What you have to do »
Go through the data below and copy it exactly, skipping every picture.

Data shown »
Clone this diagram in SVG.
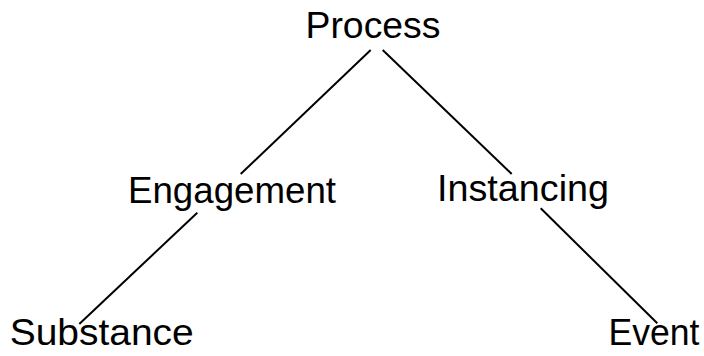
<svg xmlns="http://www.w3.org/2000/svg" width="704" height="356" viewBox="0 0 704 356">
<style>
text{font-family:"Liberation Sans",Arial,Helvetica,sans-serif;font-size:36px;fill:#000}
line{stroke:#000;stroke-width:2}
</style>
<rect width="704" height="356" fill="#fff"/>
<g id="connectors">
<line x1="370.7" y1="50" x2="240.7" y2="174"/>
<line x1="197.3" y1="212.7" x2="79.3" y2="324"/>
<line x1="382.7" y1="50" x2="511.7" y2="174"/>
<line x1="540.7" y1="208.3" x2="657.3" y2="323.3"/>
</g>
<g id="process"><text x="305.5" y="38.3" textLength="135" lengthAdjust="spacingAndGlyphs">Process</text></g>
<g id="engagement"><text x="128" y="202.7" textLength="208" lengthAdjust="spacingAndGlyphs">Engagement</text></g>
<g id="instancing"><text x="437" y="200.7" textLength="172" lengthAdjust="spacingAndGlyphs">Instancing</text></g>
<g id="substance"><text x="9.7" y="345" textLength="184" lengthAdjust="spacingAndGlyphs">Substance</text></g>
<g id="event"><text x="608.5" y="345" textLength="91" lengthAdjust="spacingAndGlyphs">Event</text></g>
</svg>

Written answer »
Clone this diagram in SVG.
<svg xmlns="http://www.w3.org/2000/svg" width="704" height="356" viewBox="0 0 704 356">
<style>
text{font-family:"Liberation Sans",Arial,Helvetica,sans-serif;font-size:36px;fill:#000}
line{stroke:#000;stroke-width:2}
</style>
<rect width="704" height="356" fill="#fff"/>
<g id="connectors">
<line x1="370.7" y1="50" x2="240.7" y2="174"/>
<line x1="197.3" y1="212.7" x2="79.3" y2="324"/>
<line x1="382.7" y1="50" x2="511.7" y2="174"/>
<line x1="540.7" y1="208.3" x2="657.3" y2="323.3"/>
</g>
<g id="process"><text x="305.5" y="38.3" textLength="135" lengthAdjust="spacingAndGlyphs">Process</text></g>
<g id="engagement"><text x="128" y="202.7" textLength="208" lengthAdjust="spacingAndGlyphs">Engagement</text></g>
<g id="instancing"><text x="437" y="200.7" textLength="172" lengthAdjust="spacingAndGlyphs">Instancing</text></g>
<g id="substance"><text x="9.7" y="345" textLength="184" lengthAdjust="spacingAndGlyphs">Substance</text></g>
<g id="event"><text x="608.5" y="345" textLength="91" lengthAdjust="spacingAndGlyphs">Event</text></g>
</svg>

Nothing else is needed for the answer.